Él prosiguió como si no hubiera hablado.
– Sus padres han muerto los dos, tengo entendido. Pero tiene una buena amiga que es para usted como una especie de madre, creo… una tal Dra. Charlotte Herschel. ¿Sí?
Cerré los dedos con tal fuerza en el pelo de Peppy que ésta dejó oír un pequeño gemido.
– Si algo le ocurre a la Dra. Herschel… cualquier cosa… desde un pinchazo de rueda hasta que sangre por la nariz… usted estará muerto en las siguientes veinticuatro horas. Es una profecía de hierro forjado.

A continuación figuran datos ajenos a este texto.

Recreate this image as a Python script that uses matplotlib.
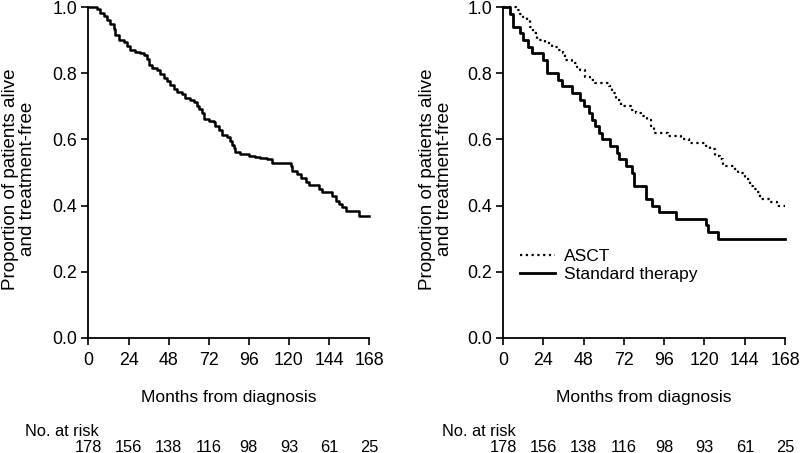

Volvió a soltar su risa espontánea.
– Es usted tan activa, Srta. Warshawski, que se imagina que los demás somos todos igualmente dispuestos. No, estaba pensando más en la vida profesional de la Dra. Herschel. Si podrá conservar la licencia.
Esperó a que volviera a producirse mi reacción, pero logré recobrar la suficiente presencia de ánimo para permanecer en silencio. Cogí el New York Times de la mesita que nos separaba y empecé a hojear la sección de deportes. Los Islanders iban viento en popa; qué decepcionante.